### WHAT THIS TASK INVOLVES
The listing below should be printed exactly, every line of it. Skip the pictures.

### RECORD EXTRACTS
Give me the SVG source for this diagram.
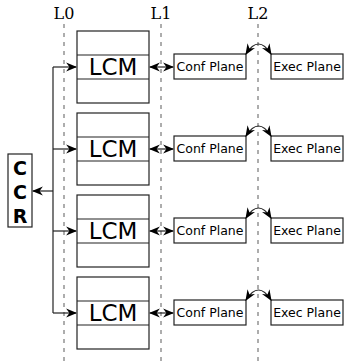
<svg xmlns="http://www.w3.org/2000/svg" width="344" height="364" viewBox="0 0 344 364">
<style>
.box{fill:#fff;stroke:#222;stroke-width:1.2}
.dash{stroke:#777;stroke-width:1.2;stroke-dasharray:4,5;fill:none}
.ln{stroke:#222;stroke-width:1.2;fill:none}
.lcm{font-family:"DejaVu Sans",sans-serif;font-size:23px;fill:#000;text-anchor:middle}
.pl{font-family:"DejaVu Sans",sans-serif;font-size:12.5px;fill:#000;text-anchor:middle}
.lv{font-family:"DejaVu Serif",serif;font-size:16px;fill:#000;text-anchor:middle}
.ccr{font-family:"DejaVu Sans",sans-serif;font-size:19px;font-weight:bold;fill:#000;text-anchor:middle}
</style>
<defs>
<marker id="ah" viewBox="0 0 10 10" refX="9" refY="5" markerWidth="11" markerHeight="11" markerUnits="userSpaceOnUse" orient="auto-start-reverse">
<path d="M0,1 L10,5 L0,9 L3,5 Z" fill="#000"/>
</marker>
</defs>
<g id="levels">
<line class="dash" x1="64" y1="24" x2="64" y2="364"/>
<line class="dash" x1="161" y1="24" x2="161" y2="364"/>
<line class="dash" x1="258" y1="24" x2="258" y2="364"/>
<text class="lv" x="64" y="19">L0</text>
<text class="lv" x="161" y="19">L1</text>
<text class="lv" x="258" y="19">L2</text>
</g>
<g id="ccr">
<rect class="box" x="8" y="154" width="24" height="73"/>
<text class="ccr" x="20" y="175">C</text>
<text class="ccr" x="20" y="199">C</text>
<text class="ccr" x="20" y="223">R</text>
</g>
<g id="lcm1">
<rect class="box" x="77" y="31" width="72" height="72"/>
<line class="ln" x1="77" y1="55" x2="149" y2="55"/><line class="ln" x1="77" y1="79" x2="149" y2="79"/>
<text class="lcm" x="113" y="75">LCM</text>
</g>
<g id="lcm2">
<rect class="box" x="77" y="113" width="72" height="72"/>
<line class="ln" x1="77" y1="137" x2="149" y2="137"/><line class="ln" x1="77" y1="161" x2="149" y2="161"/>
<text class="lcm" x="113" y="157">LCM</text>
</g>
<g id="lcm3">
<rect class="box" x="77" y="195" width="72" height="72"/>
<line class="ln" x1="77" y1="219" x2="149" y2="219"/><line class="ln" x1="77" y1="243" x2="149" y2="243"/>
<text class="lcm" x="113" y="239">LCM</text>
</g>
<g id="lcm4">
<rect class="box" x="77" y="277" width="72" height="72"/>
<line class="ln" x1="77" y1="301" x2="149" y2="301"/><line class="ln" x1="77" y1="325" x2="149" y2="325"/>
<text class="lcm" x="113" y="321">LCM</text>
</g>
<g id="conf1"><rect class="box" x="174" y="54" width="72" height="25"/><text class="pl" x="210" y="71">Conf Plane</text></g>
<g id="exec1"><rect class="box" x="271" y="54" width="72" height="25"/><text class="pl" x="307" y="71">Exec Plane</text></g>
<g id="conf2"><rect class="box" x="174" y="136" width="72" height="25"/><text class="pl" x="210" y="153">Conf Plane</text></g>
<g id="exec2"><rect class="box" x="271" y="136" width="72" height="25"/><text class="pl" x="307" y="153">Exec Plane</text></g>
<g id="conf3"><rect class="box" x="174" y="218" width="72" height="25"/><text class="pl" x="210" y="235">Conf Plane</text></g>
<g id="exec3"><rect class="box" x="271" y="218" width="72" height="25"/><text class="pl" x="307" y="235">Exec Plane</text></g>
<g id="conf4"><rect class="box" x="174" y="300" width="72" height="25"/><text class="pl" x="210" y="317">Conf Plane</text></g>
<g id="exec4"><rect class="box" x="271" y="300" width="72" height="25"/><text class="pl" x="307" y="317">Exec Plane</text></g>
<g id="connectors">
<polyline class="ln" points="53,67 53,313"/>
<line class="ln" x1="53" y1="191" x2="33" y2="191" marker-end="url(#ah)"/>
<line class="ln" x1="53" y1="67" x2="76" y2="67" marker-end="url(#ah)"/>
<line class="ln" x1="53" y1="149" x2="76" y2="149" marker-end="url(#ah)"/>
<line class="ln" x1="53" y1="231" x2="76" y2="231" marker-end="url(#ah)"/>
<line class="ln" x1="53" y1="313" x2="76" y2="313" marker-end="url(#ah)"/>
<line class="ln" x1="150" y1="67" x2="173" y2="67" marker-start="url(#ah)" marker-end="url(#ah)"/>
<line class="ln" x1="150" y1="149" x2="173" y2="149" marker-start="url(#ah)" marker-end="url(#ah)"/>
<line class="ln" x1="150" y1="231" x2="173" y2="231" marker-start="url(#ah)" marker-end="url(#ah)"/>
<line class="ln" x1="150" y1="313" x2="173" y2="313" marker-start="url(#ah)" marker-end="url(#ah)"/>
<path class="ln" d="M246,54 Q258.5,34 271,54" marker-start="url(#ah)" marker-end="url(#ah)"/>
<path class="ln" d="M246,136 Q258.5,116 271,136" marker-start="url(#ah)" marker-end="url(#ah)"/>
<path class="ln" d="M246,218 Q258.5,198 271,218" marker-start="url(#ah)" marker-end="url(#ah)"/>
<path class="ln" d="M246,300 Q258.5,280 271,300" marker-start="url(#ah)" marker-end="url(#ah)"/>
</g>
</svg>
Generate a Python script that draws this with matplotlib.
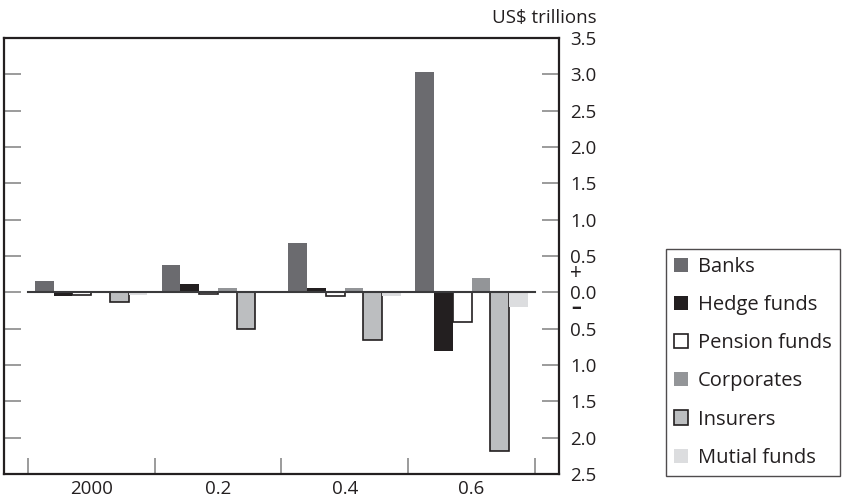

### SOLUTION TO THIS TASK
Give me the SVG source for this diagram.
<svg xmlns="http://www.w3.org/2000/svg" width="344" height="364" viewBox="0 0 344 364">
<style>
.box{fill:#fff;stroke:#222;stroke-width:1.2}
.dash{stroke:#777;stroke-width:1.2;stroke-dasharray:4,5;fill:none}
.ln{stroke:#222;stroke-width:1.2;fill:none}
.lcm{font-family:"DejaVu Sans",sans-serif;font-size:23px;fill:#000;text-anchor:middle}
.pl{font-family:"DejaVu Sans",sans-serif;font-size:12.5px;fill:#000;text-anchor:middle}
.lv{font-family:"DejaVu Serif",serif;font-size:16px;fill:#000;text-anchor:middle}
.ccr{font-family:"DejaVu Sans",sans-serif;font-size:19px;font-weight:bold;fill:#000;text-anchor:middle}
</style>
<defs>
<marker id="ah" viewBox="0 0 10 10" refX="9" refY="5" markerWidth="11" markerHeight="11" markerUnits="userSpaceOnUse" orient="auto-start-reverse">
<path d="M0,1 L10,5 L0,9 L3,5 Z" fill="#000"/>
</marker>
</defs>
<g id="levels">
<line class="dash" x1="64" y1="24" x2="64" y2="364"/>
<line class="dash" x1="161" y1="24" x2="161" y2="364"/>
<line class="dash" x1="258" y1="24" x2="258" y2="364"/>
<text class="lv" x="64" y="19">L0</text>
<text class="lv" x="161" y="19">L1</text>
<text class="lv" x="258" y="19">L2</text>
</g>
<g id="ccr">
<rect class="box" x="8" y="154" width="24" height="73"/>
<text class="ccr" x="20" y="175">C</text>
<text class="ccr" x="20" y="199">C</text>
<text class="ccr" x="20" y="223">R</text>
</g>
<g id="lcm1">
<rect class="box" x="77" y="31" width="72" height="72"/>
<line class="ln" x1="77" y1="55" x2="149" y2="55"/><line class="ln" x1="77" y1="79" x2="149" y2="79"/>
<text class="lcm" x="113" y="75">LCM</text>
</g>
<g id="lcm2">
<rect class="box" x="77" y="113" width="72" height="72"/>
<line class="ln" x1="77" y1="137" x2="149" y2="137"/><line class="ln" x1="77" y1="161" x2="149" y2="161"/>
<text class="lcm" x="113" y="157">LCM</text>
</g>
<g id="lcm3">
<rect class="box" x="77" y="195" width="72" height="72"/>
<line class="ln" x1="77" y1="219" x2="149" y2="219"/><line class="ln" x1="77" y1="243" x2="149" y2="243"/>
<text class="lcm" x="113" y="239">LCM</text>
</g>
<g id="lcm4">
<rect class="box" x="77" y="277" width="72" height="72"/>
<line class="ln" x1="77" y1="301" x2="149" y2="301"/><line class="ln" x1="77" y1="325" x2="149" y2="325"/>
<text class="lcm" x="113" y="321">LCM</text>
</g>
<g id="conf1"><rect class="box" x="174" y="54" width="72" height="25"/><text class="pl" x="210" y="71">Conf Plane</text></g>
<g id="exec1"><rect class="box" x="271" y="54" width="72" height="25"/><text class="pl" x="307" y="71">Exec Plane</text></g>
<g id="conf2"><rect class="box" x="174" y="136" width="72" height="25"/><text class="pl" x="210" y="153">Conf Plane</text></g>
<g id="exec2"><rect class="box" x="271" y="136" width="72" height="25"/><text class="pl" x="307" y="153">Exec Plane</text></g>
<g id="conf3"><rect class="box" x="174" y="218" width="72" height="25"/><text class="pl" x="210" y="235">Conf Plane</text></g>
<g id="exec3"><rect class="box" x="271" y="218" width="72" height="25"/><text class="pl" x="307" y="235">Exec Plane</text></g>
<g id="conf4"><rect class="box" x="174" y="300" width="72" height="25"/><text class="pl" x="210" y="317">Conf Plane</text></g>
<g id="exec4"><rect class="box" x="271" y="300" width="72" height="25"/><text class="pl" x="307" y="317">Exec Plane</text></g>
<g id="connectors">
<polyline class="ln" points="53,67 53,313"/>
<line class="ln" x1="53" y1="191" x2="33" y2="191" marker-end="url(#ah)"/>
<line class="ln" x1="53" y1="67" x2="76" y2="67" marker-end="url(#ah)"/>
<line class="ln" x1="53" y1="149" x2="76" y2="149" marker-end="url(#ah)"/>
<line class="ln" x1="53" y1="231" x2="76" y2="231" marker-end="url(#ah)"/>
<line class="ln" x1="53" y1="313" x2="76" y2="313" marker-end="url(#ah)"/>
<line class="ln" x1="150" y1="67" x2="173" y2="67" marker-start="url(#ah)" marker-end="url(#ah)"/>
<line class="ln" x1="150" y1="149" x2="173" y2="149" marker-start="url(#ah)" marker-end="url(#ah)"/>
<line class="ln" x1="150" y1="231" x2="173" y2="231" marker-start="url(#ah)" marker-end="url(#ah)"/>
<line class="ln" x1="150" y1="313" x2="173" y2="313" marker-start="url(#ah)" marker-end="url(#ah)"/>
<path class="ln" d="M246,54 Q258.5,34 271,54" marker-start="url(#ah)" marker-end="url(#ah)"/>
<path class="ln" d="M246,136 Q258.5,116 271,136" marker-start="url(#ah)" marker-end="url(#ah)"/>
<path class="ln" d="M246,218 Q258.5,198 271,218" marker-start="url(#ah)" marker-end="url(#ah)"/>
<path class="ln" d="M246,300 Q258.5,280 271,300" marker-start="url(#ah)" marker-end="url(#ah)"/>
</g>
</svg>
Generate a Python script that draws this with matplotlib.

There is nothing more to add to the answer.